The only available protease inhibitors that can also induce p450 enzymes are ritonavir (Norvir) and nelfinavir (Viracept). These drugs can therefore reduce the levels of some other drugs, such as the oral contraceptive ethinyl estriadol (Ortho Novum) and methadone (see In The News, page 15).

The latest class of anti-HIV drugs are called non-nucleoside reverse transcriptase inhibitors (NNRTIs). This class includes the approved drugs nevirapine (Viramune) and delavirdine (Rescriptor), along with the experimental drug efavirenz (Sustiva, DMP266) which is currently available through an expanded access program. Unfortunately, NNRTI drugs are also processed by the p450 enzyme system. Unlike protease inhibitors, nevirapine (Viramune) and efavirenz (Sustiva) usually induce more than they compete - so they are more likely to reduce levels of interacting drugs rather than increasing them.

Delavirdine (Rescriptor) seems to work the other way, blocking the metabolism of other drugs similar to a protease inhibitor - in fact many of the drugs you can't take with protease inhibitors - like Hismanal for example - you also can't take with delavirdine.

What Does It All Add Up To? While the above article covers some of the complicated factors involved in drug interactions, we can't list every possible interaction that can happen. Every time you're prescribed a drug, it's important to think about any effect it might have on other drugs you're taking. It's often a good idea to fill a bag with all your medications and take them to your main medical provider to make sure that there aren't any interactions you need to worry about. There can even be interactions with herbs, supplements and foodstuffs like grapefruit juice. If you have several different providers that cover areas of your care - a therapist, infectious disease doctor, gynecologist and primary care doctor, for example - make sure that everyone knows what drugs you're being prescribed so that they don't prescribe an interacting drug by mistake.
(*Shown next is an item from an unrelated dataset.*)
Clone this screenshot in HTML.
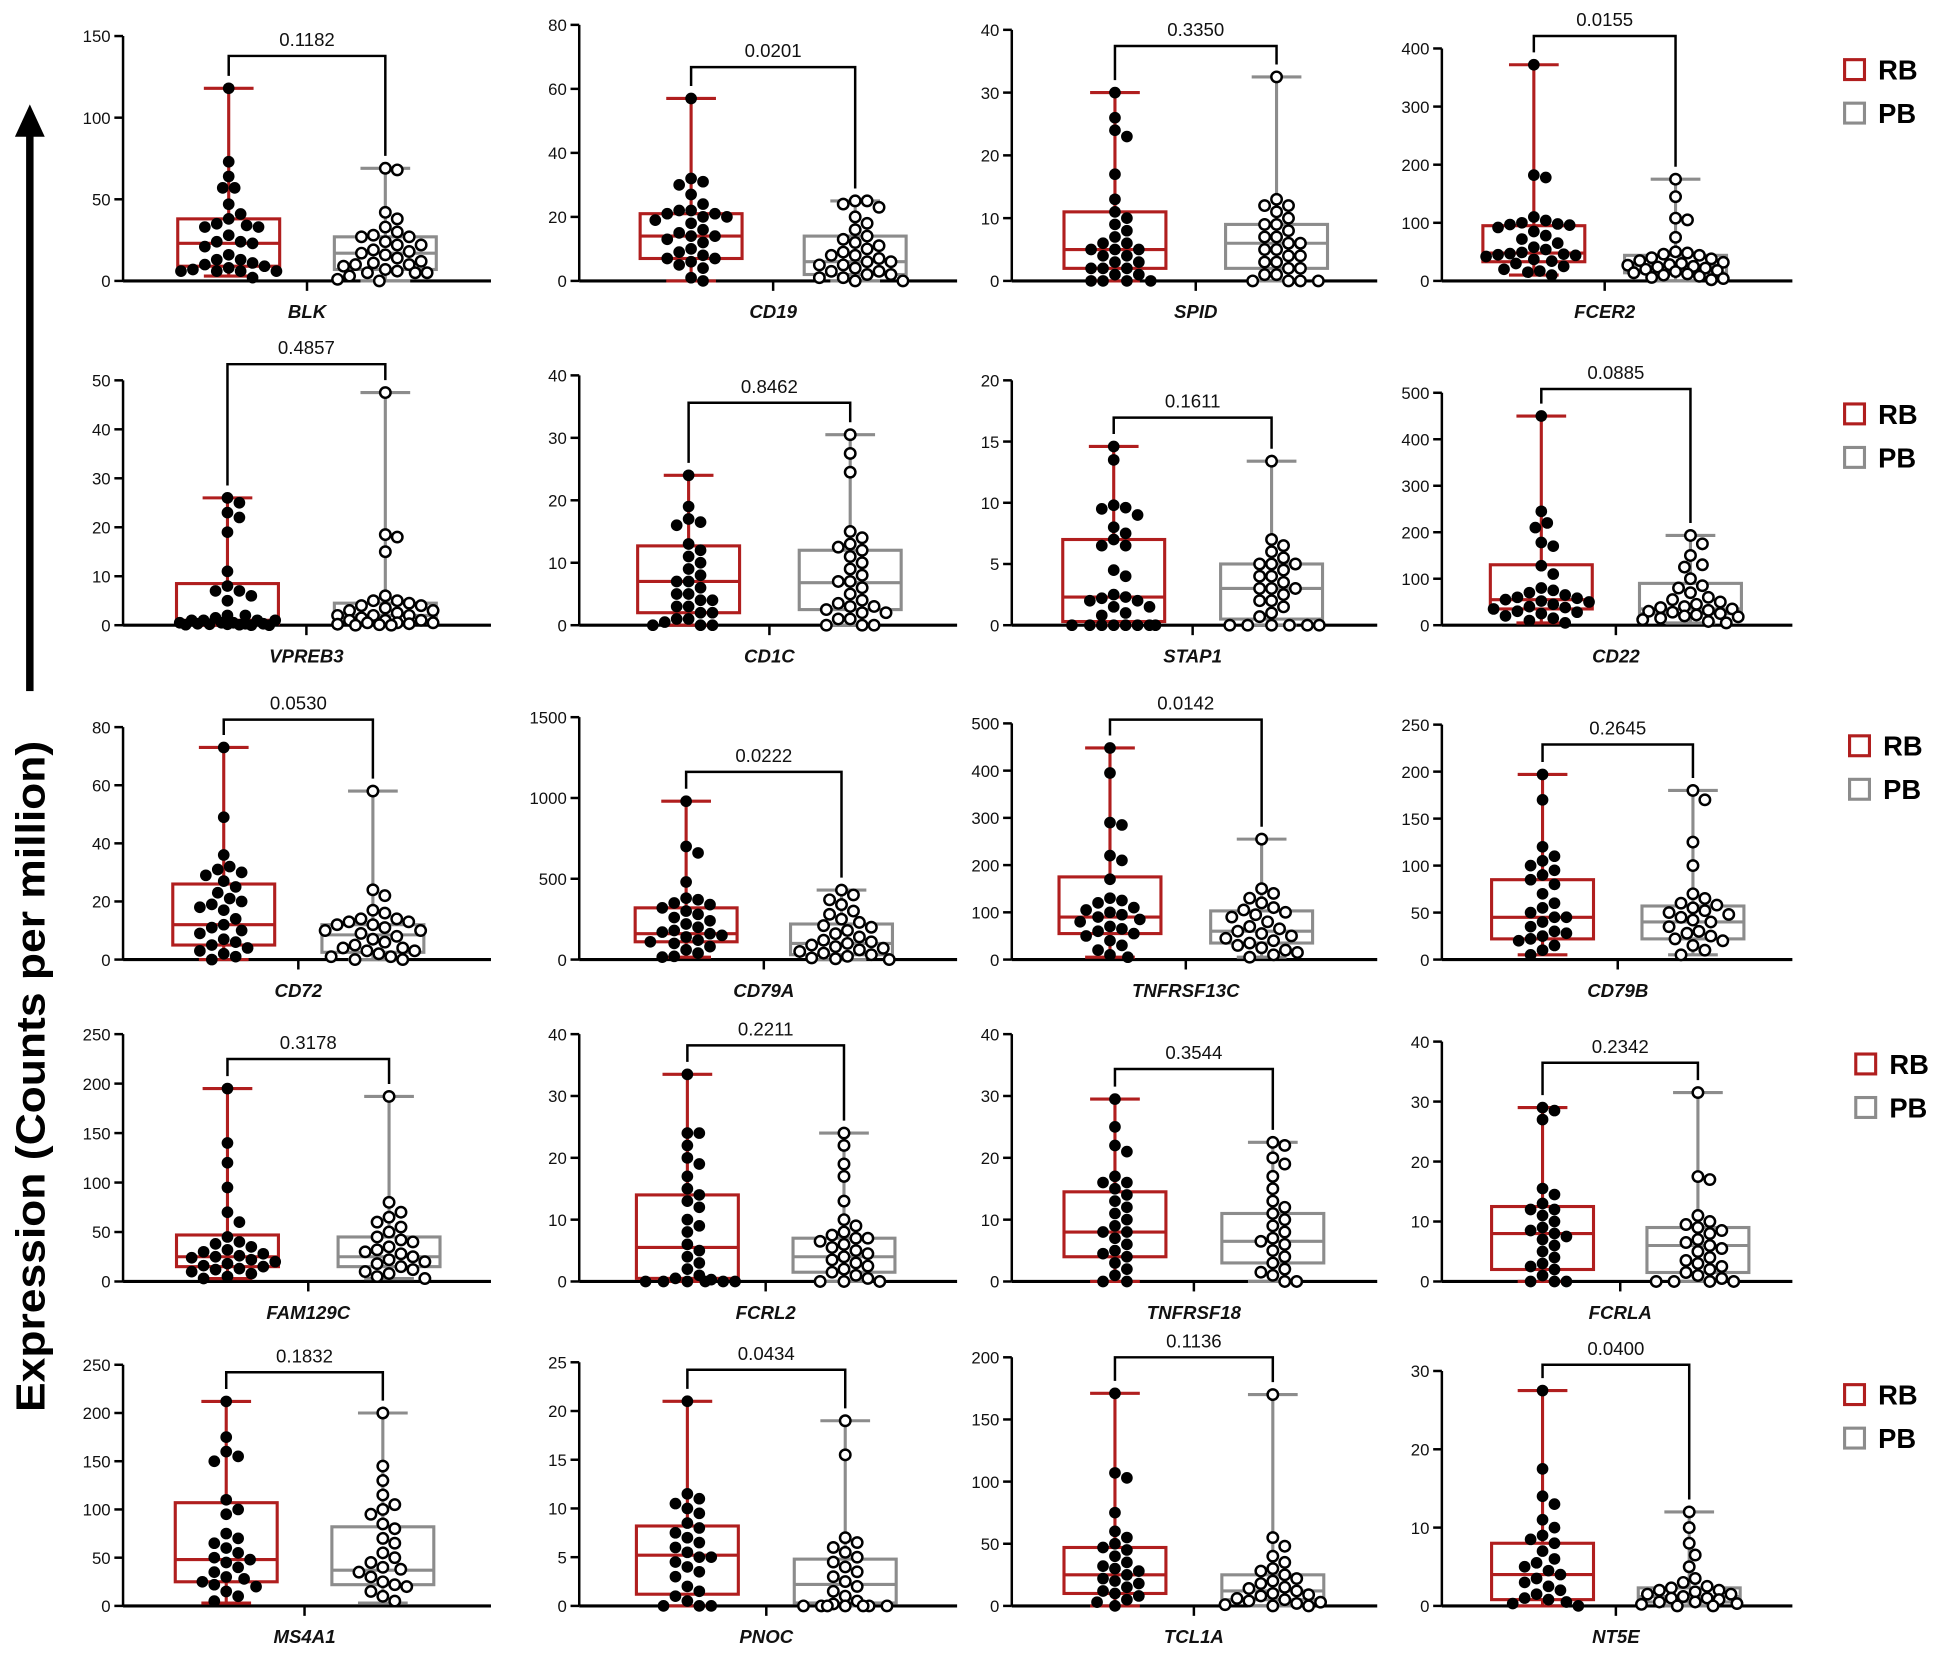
<!DOCTYPE html>
<html><head><meta charset="utf-8"><style>
html,body{margin:0;padding:0;background:#fff;}
svg{display:block;font-family:"Liberation Sans",Arial,sans-serif;}
</style></head><body>
<svg id="fig" width="1949" height="1655" viewBox="0 0 1568 1331.5" preserveAspectRatio="none" xmlns="http://www.w3.org/2000/svg">
<g>
<rect x="21" y="104" width="6" height="452" fill="#000"/>
<polygon points="12,110 36,110 24,84" fill="#000"/>
</g>
<text transform="translate(36,866) rotate(-90)" text-anchor="middle" font-size="33" font-weight="bold" textLength="540" lengthAdjust="spacingAndGlyphs">Expression (Counts per million)</text>
<g id="panels"></g>
<g id="legends"></g>
</svg>
<script>
const genes = ["BLK","CD19","SPID","FCER2","VPREB3","CD1C","STAP1","CD22","CD72","CD79A","TNFRSF13C","CD79B","FAM129C","FCRL2","TNFRSF18","FCRLA","MS4A1","PNOC","TCL1A","NT5E"];
const pValues = ["0.1182","0.0201","0.3350","0.0155","0.4857","0.8462","0.1611","0.0885","0.0530","0.0222","0.0142","0.2645","0.3178","0.2211","0.3544","0.2342","0.1832","0.0434","0.1136","0.0400"];
const axisMax = [150,80,40,400,50,40,20,500,80,1500,500,250,250,40,40,40,250,25,200,30];
const axisStep = [50,20,10,100,10,10,5,100,20,500,100,50,50,10,10,10,50,5,50,10];
// box stats: [min, q1, median, q3, max]
const rbStats = [[3,9,23,38,118],[0,7,14,21,57],[0,2,5,11,30],[10,33,48,95,372],[0,0.3,1,8.5,26],[0,2,7,12.7,24],[0,0.3,2.3,7,14.6],[5,35,55,130,450],[0,5,12,26,73],[15,110,160,320,980],[5,55,90,175,448],[5,22,45,85,197],[3,15,25,47,195],[0,0.5,5.5,14,33.5],[0,4,8,14.5,29.5],[0,2,8,12.5,29],[3,25,48,107,212],[0,1.2,5.2,8.2,21],[0,10,25,47,171],[0,0.8,4,8,27.5]];
const pbStats = [[0,7,17,27,69],[0,2,6,14,25],[0,2,6,9,32.5],[0,14,27,44,175],[0,0.5,2,4.5,47.5],[0,2.5,6.8,12,30.5],[0,0.5,3,5,13.4],[5,25,35,90,193],[0,2.5,8.5,12,58],[0,30,100,220,430],[5,35,60,103,255],[5,22,40,57,180],[3,15,25,45,187],[0,1.5,4,7,24],[0,3,6.5,11,22.5],[0,1.5,6,9,31.5],[3,22,37,82,200],[0,0.3,2.2,4.8,19],[0,5,12,25,170],[0,0.5,1.2,2.3,12]];
const rbPoints = [
[118,73,64,57,57,47,41,38,35,34,33,33,28,24,24,23,21,16,13,13,11,10,9,8,7,6,6,6,6,2],
[57,32,31,30,27,24,22,22,21,21,20,20,19,18,16,15,14,14,13,12,10,9,8,7,7,6,5,4,1,0],
[30,26,24,23,17,13,11,10,9,8,7,6,6,5,5,5,4,4,3,3,2,2,2,1,1,0,0,0,0],
[372,182,178,110,104,100,98,97,96,92,85,78,72,65,58,54,49,47,46,45,44,42,37,34,30,25,20,17,15,10],
[26,25,23,22,19,11,8,7,7,6,5,2,2,1.5,1,1,1,1,0.5,0.5,0.5,0.3,0.3,0.3,0.2,0.2,0.1,0.1,0,0],
[24,19,17,16.5,16,13,12,11,10,9,8,7,7,6,5,5,4,4,3,3,2,2,1,1,0.5,0,0,0],
[14.6,13.5,9.8,9.6,9.5,9,8,7.5,7,6.5,6.5,4.5,4,2.5,2.3,2.2,2,2,1.5,1.5,1,0.8,0,0,0,0,0,0,0,0],
[450,245,220,210,178,170,128,110,80,75,70,65,60,58,55,52,50,45,40,38,35,30,28,25,20,15,10,5],
[73,49,36,32,31,30,29,27,25,23,21,20,19,18,17,14,12,11,10,9,7,6,5,4,3,2,1,0],
[980,700,660,480,380,370,350,340,320,300,280,260,240,220,200,180,170,160,150,140,120,110,100,80,60,40,20,15],
[448,395,290,285,220,210,170,130,125,120,110,105,100,95,90,85,80,70,65,60,55,50,40,30,20,10,5],
[197,170,120,110,105,100,95,90,85,80,70,60,55,50,45,45,40,35,30,28,25,22,20,15,10,5],
[195,140,120,95,70,60,45,40,38,35,32,30,28,26,25,24,22,20,18,16,15,13,12,10,8,5,3],
[33.5,24,24,22,20,19,17,15,14,13,12,10,9,8,6,5,4,3,2,1,0.5,0.3,0,0,0,0,0,0],
[29.5,25,22,21,17,16,16,15,14,13,12,11,10,9,8,8,7,6,5,4.5,4,3,2,1,0,0],
[29,28.5,27,15.5,14.5,13,12,12,11,10,9,8.5,8,7.5,7,6,5,4,3,2.5,2,1,0,0,0],
[212,175,160,155,150,110,100,95,75,70,65,60,55,50,48,45,40,35,30,28,25,22,20,15,10,5],
[21,11.5,11,10.5,10,9.5,8.5,8,7.5,7,6.5,6,5.5,5,5,4.5,4,3.5,3,2,1.5,1,0.5,0,0,0],
[171,107,103,75,60,55,50,47,45,40,35,32,30,28,25,22,20,18,15,12,10,8,5,3,0],
[27.5,17.5,14,13,11,10,9,8.5,8,7,6,5.5,5,4.5,4,3.5,3,2.5,2,1.5,1,0.8,0.5,0.3,0]];
const pbPoints = [
[69,68,42,38,33,30,28,27,27,24,22,22,19,18,17,16,14,12,11,10,10,9,7,6,5,5,5,3,1,0],
[25,25,24,23,20,18,16,14,13,12,11,10,9,8,8,7,6,6,5,5,4,3,3,2,2,1,1,0,0],
[32.5,13,12,12,11,10,9,9,8,7,7,6,6,5,5,4,4,3,3,2,2,1,1,0,0,0,0],
[175,145,108,105,75,50,48,46,44,40,38,35,32,30,28,27,25,24,22,20,18,16,14,12,10,8,6,4,2],
[47.5,18.5,18,15,6,5,5,4.5,4,4,3.5,3,3,2.5,2,2,2,1.5,1,1,1,0.5,0.5,0.5,0.3,0.2,0.1,0,0],
[30.5,27.5,24.5,15,14,13,12.5,12,11,10,9,8,7,7,6,5,4,3.5,3,3,2.5,2,2,1,1,0,0,0],
[13.4,7,6.5,6,5.5,5,5,5,4.5,4,4,3.5,3,3,3,2.5,2,2,1.5,1,0.7,0,0,0,0,0,0],
[193,175,150,130,125,100,85,80,70,60,55,50,45,40,38,35,32,30,28,25,22,20,18,15,12,8,5],
[58,24,22,17,16,14,14,13,13,12,12,11,10,10,9,8,7,6,5,4,4,3,3,2,1,1,0,0],
[430,400,370,340,300,280,250,230,210,200,180,160,140,120,110,100,90,80,70,60,50,40,30,20,10,5,0],
[255,150,140,130,120,110,105,100,95,90,80,70,65,60,55,50,45,40,35,30,25,20,15,10,5],
[180,170,125,100,70,65,60,58,55,52,50,48,45,42,40,35,30,28,25,22,20,15,10,5],
[187,80,70,65,60,55,50,45,42,40,35,32,30,28,25,22,20,18,15,12,10,8,5,3],
[24,22,19,17,13,10,9,8,7.5,7,7,6.5,6,5.5,5,4.5,4,3.5,3,2.5,2,1.5,1,0.5,0,0,0],
[22.5,22,20,19,17,15,13,12,11,10,9,8,7,6.5,6,5,4,3,2,1.5,1,0,0],
[31.5,17.5,17,11,10,9.5,9,8.5,8,7,6.5,6,5.5,5,4,3.5,3,2.5,2,1.5,1,0.5,0,0,0,0],
[200,145,130,115,105,100,95,85,80,70,65,55,50,45,40,38,35,30,25,22,20,15,10,5],
[19,15.5,7,6.5,6,5.5,5,4.5,4,3.5,3,2.5,2,1.5,1,0.5,0.2,0,0,0,0,0,0,0],
[170,55,48,40,35,30,28,25,22,20,18,15,14,12,10,9,8,6,5,4,3,2,1,0,0],
[12,10,8,6.5,5,3.5,3,2.5,2.3,2,2,1.8,1.5,1.5,1.2,1,1,0.8,0.5,0.5,0.3,0.2,0,0]];

// layout (positions, not data)
const L = {
  axisX:[99,466,814,1160], axisW:[296,304,294,282],
  zeroY:[226,503,772,1031,1292],
  topY:[29,20,24,39, 306,302,306,316, 585,577,582,583, 832,832,832,838, 1098,1096,1092,1103],
  g1:[184,556,897,1234, 183,554,896,1240, 180,552,893,1241, 183,553,897,1241, 182,553,897,1241],
  g2:[310,688,1027,1348, 310,684,1023,1360, 300,677,1015,1362, 313,679,1024,1366, 308,680,1024,1359],
  brY:[45,54,37,29, 293,324,336,313, 579,621,579,599, 852,841,860,855, 1104,1102,1092,1098],
  legX:[1484,1484,1488,1493,1484], legY:[56,333,600,856,1122]
};
const RED="#b01e1e", GRAY="#8c8c8c", NS="http://www.w3.org/2000/svg";
function mk(tag, attrs, parent){const e=document.createElementNS(NS,tag);for(const k in attrs)e.setAttribute(k,attrs[k]);parent.appendChild(e);return e;}
const panelsG=document.getElementById('panels');

genes.forEach((gene,i)=>{
  const row=Math.floor(i/4), col=i%4;
  const ax=L.axisX[col], aw=L.axisW[col], y0=L.zeroY[row], yT=L.topY[i];
  const yScale=v=>y0-(v/axisMax[i])*(y0-yT);
  const g=mk('g',{},panelsG);
  
  
  const ya=mk('g',{},g);
  
  
  mk('line',{x1:ax,y1:y0,x2:ax,y2:yT,stroke:'#000','stroke-width':2},ya);
  for(let v=0; v<=axisMax[i]+1e-9; v+=axisStep[i]){
    const y=yScale(v);
    mk('line',{x1:ax-7,y1:y,x2:ax,y2:y,stroke:'#000','stroke-width':2},ya);
    const t=mk('text',{x:ax-10,y:y+5,'text-anchor':'end','font-size':13.5,fill:'#111'},ya);
    t.textContent=v;
    
    
  }
  const mid=(L.g1[i]+L.g2[i])/2;
  const xa=mk('line',{x1:ax,y1:y0,x2:ax+aw,y2:y0,stroke:'#000','stroke-width':2.5},g);
  
  
  mk('line',{x1:mid,y1:y0,x2:mid,y2:y0+8,stroke:'#000','stroke-width':2},g);
  const gl=mk('text',{x:mid,y:y0+30,'text-anchor':'middle','font-size':15,'font-weight':'bold','font-style':'italic',fill:'#111'},g);
  gl.textContent=gene;
  
  
  [[rbStats[i],L.g1[i],RED,rbPoints[i],true],[pbStats[i],L.g2[i],GRAY,pbPoints[i],false]].forEach(([s,cx,color,pts,filled])=>{
    const bg=mk('g',{},g);
    
    
    const hw=41, cw=20;
    mk('line',{x1:cx,y1:yScale(s[0]),x2:cx,y2:yScale(s[1]),stroke:color,'stroke-width':2.5},bg);
    mk('line',{x1:cx,y1:yScale(s[3]),x2:cx,y2:yScale(s[4]),stroke:color,'stroke-width':2.5},bg);
    mk('line',{x1:cx-cw,y1:yScale(s[0]),x2:cx+cw,y2:yScale(s[0]),stroke:color,'stroke-width':2.5},bg);
    mk('line',{x1:cx-cw,y1:yScale(s[4]),x2:cx+cw,y2:yScale(s[4]),stroke:color,'stroke-width':2.5},bg);
    mk('rect',{x:cx-hw,y:yScale(s[3]),width:2*hw,height:Math.max(0,yScale(s[1])-yScale(s[3])),fill:'none',stroke:color,'stroke-width':2.5},bg);
    mk('line',{x1:cx-hw,y1:yScale(s[2]),x2:cx+hw,y2:yScale(s[2]),stroke:color,'stroke-width':2.5},bg);
    // bounded beeswarm
    const placed=[], D=9.6, r=4.4, maxOff=40;
    pts.forEach(v=>{
      const y=yScale(v);
      let best=cx, bestScore=-1;
      for(let k=0;k<40;k++){
        const off=(k===0?0:Math.ceil(k/2)*(D*0.5)*(k%2?1:-1));
        if(Math.abs(off)>maxOff) break;
        const tx=cx+off;
        let md=Infinity;
        placed.forEach(p=>{md=Math.min(md,Math.hypot(p[0]-tx,p[1]-y));});
        if(md>=D){best=tx;bestScore=Infinity;break;}
        if(md>bestScore){bestScore=md;best=tx;}
      }
      placed.push([best,y]);
      const c=mk('circle',{cx:best,cy:y,r:filled?r+0.3:r-0.2,fill:filled?'#000':'#fff',stroke:'#000','stroke-width':filled?0:2},bg);
      
      
    });
  });
  const by=L.brY[i];
  const l1=yScale(rbStats[i][4])-10, l2=yScale(pbStats[i][4])-10;
  const br=mk('path',{d:`M${L.g1[i]},${l1} V${by} H${L.g2[i]} V${l2}`,fill:'none',stroke:'#000','stroke-width':2},g);
  
  
  const pt=mk('text',{x:(L.g1[i]+L.g2[i])/2,y:by-8,'text-anchor':'middle','font-size':15,fill:'#111'},g);
  pt.textContent=pValues[i];
  
  
});

const legG=document.getElementById('legends');
L.legY.forEach((ly,r)=>{
  const lg=mk('g',{},legG);
  
  
  const lx=L.legX[r];
  [['RB',RED,0],['PB',GRAY,35]].forEach(([lab,col,dy])=>{
    const e=mk('g',{},lg);
    
    
    mk('rect',{x:lx,y:ly+dy-8,width:16,height:16,fill:'#fff',stroke:col,'stroke-width':2.5},e);
    const t=mk('text',{x:lx+27,y:ly+dy+8,'font-size':22,'font-weight':'bold',fill:'#000'},e);
    t.textContent=lab;
  });
});
</script>
</body></html>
Illegal (sometimes called illicit) drugs can also interact with prescription drugs. The protease inhibitor ritonavir can also block the metabolism of the recreational drug ecstasy (MDMA, X). Very high levels of ecstasy in the body can be toxic. There has been one report from England of a death caused by this interaction. There may be similar potential for interactions with ketamine (Special K). The next issue of Treatment Review will contain a full report on what is known about potential drug interactions with illicit drugs.

Interaction Ground Rules: There are useful ground rules when it comes to drug interactions. If you take even just one dose of a drug that induces activity of p450 enzymes, it can take several days for p450 enzyme activity to return to normal. For example, if you finish a course of TB (tuberculosis) treatment with rifampin, you wouldn't want to start a protease inhibitor the next day - there would still be extra p450 enzyme activity and this would clear the protease inhibitor from your body too fast.

When it comes to drugs competing for the same p450 enzymes, the effect only lasts until the drug is cleared from the system. This is an important difference, because it may mean that some minor drug interactions can be lessened simply by taking the drugs at different times. This is currently being investigated in a study of the protease inhibitor Crixivan and the antibiotic rifabutin (Mycobutin).